Era la época del temor escatológico a la explosión nuclear. De revivir aquella década, contemplada desde lo sucedido y conocido, sería irrisorio para el viajero del tiempo, pero el temor que destilaba el armamento nuclear en cada bando hacía sudar a aquellas gentes pensando en la destrucción terráquea. La época de los misiles cubanos; del maletín nuclear; del Teléfono Rojo. El mundo de entonces revivía el final de un Japón  y pensaba en el espanto de la bomba nuclear de fisión, según les decían, mucho más temibles que cualquiera otra de hasta entonces.
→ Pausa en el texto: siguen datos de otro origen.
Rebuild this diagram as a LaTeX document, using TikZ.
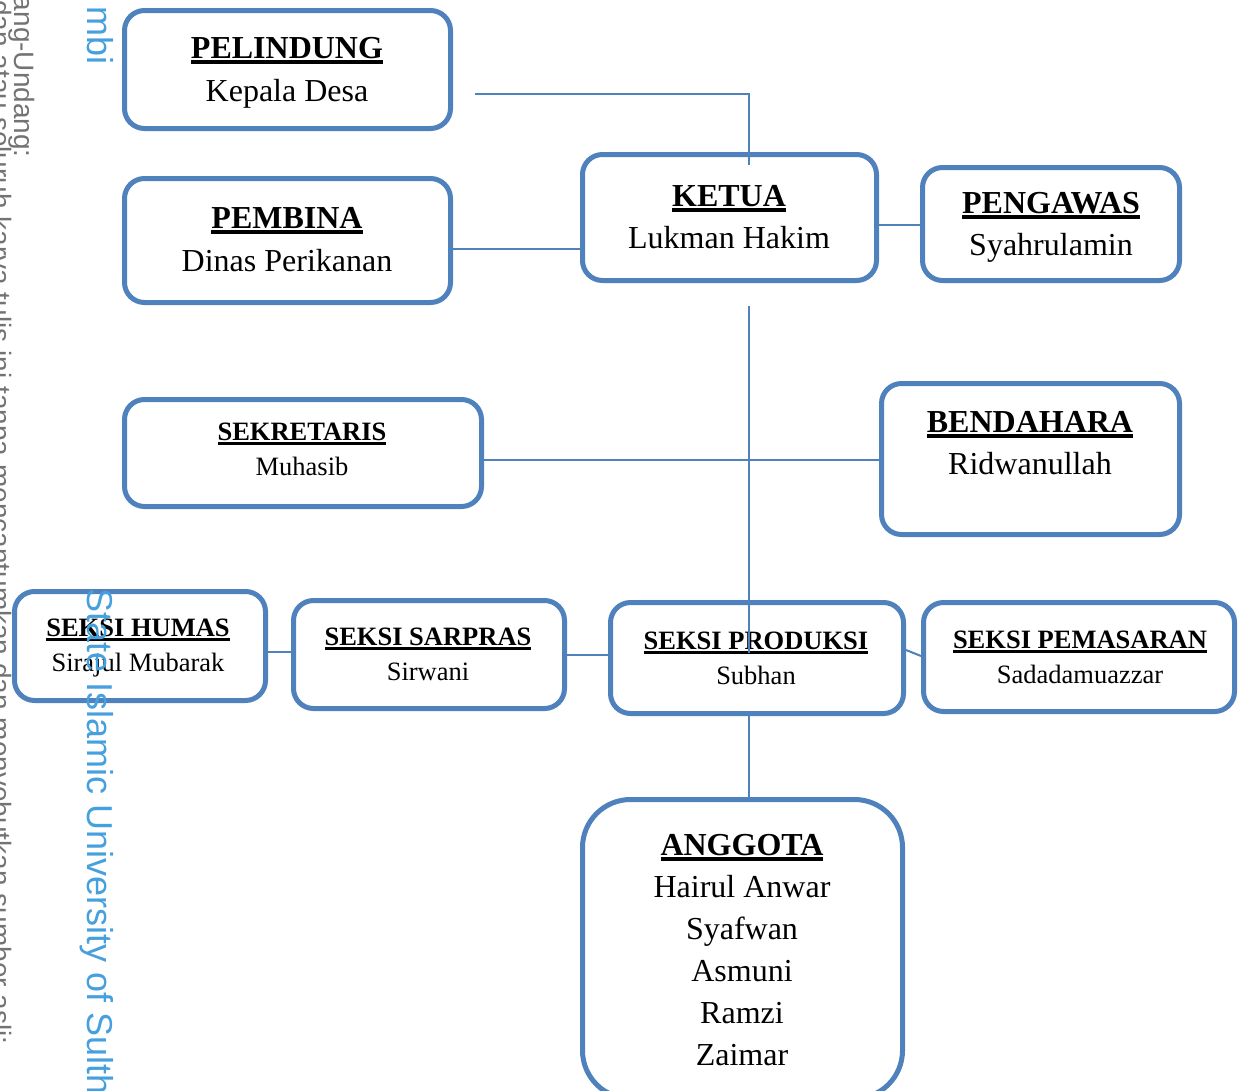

No era un tiempo plácido y delicioso basándose en el  rock and roll, la ostentación de la riqueza, los vehículos escaparate de una grandilocuente industria automotriz  y no era verdad la mitificación en un technicolor americano. Era gris, con mucha contaminación urbana y mucha insalubridad del medio ambiental. No era la colonia de moda ni la gomina lo que olía en el aire, sino el dióxido de sulfuro, mientras las partículas de carbón tiznaban las caras. Las atmósferas eran densas, plomizas con un olor picante nada salubre. Todo se compraba, se vendía; se publicitaba hasta convencer de que no debía faltar en tu vida y que debías elevar el consumo. Cuando tanto tenías y eras consecuentemente. Tiempos de muchas insatisfacciones y de muchos marginados y en el cual había mucho tísico.


A esa época nos acercaríamos sin mucha convicción romántica. El volver al pasado para  salvar a Kennedy. Estar allí reconociendo una trama ya vista por televisión y descubriendo en la hora exacta, en el momento justo, a los asesinos reales que apretaron el gatillo. 
Rememorar una época ya sucedida perdiendo libertad porque todo estaba ya escrito. Enamorarte, que es lo más grande, de quien nunca comprendería que vienes del futuro y que en la época de la que procede tu amor ya no existes o eres una anciana. La necesidad y el poder de la verdad que es capaz de atravesar años luz y cambiar la historia natural  para dar con ella. El gran misterio del tiempo, imbricado en el día a día, inexorable, anestesiado, pero tal vez almacenado en otra dimensión.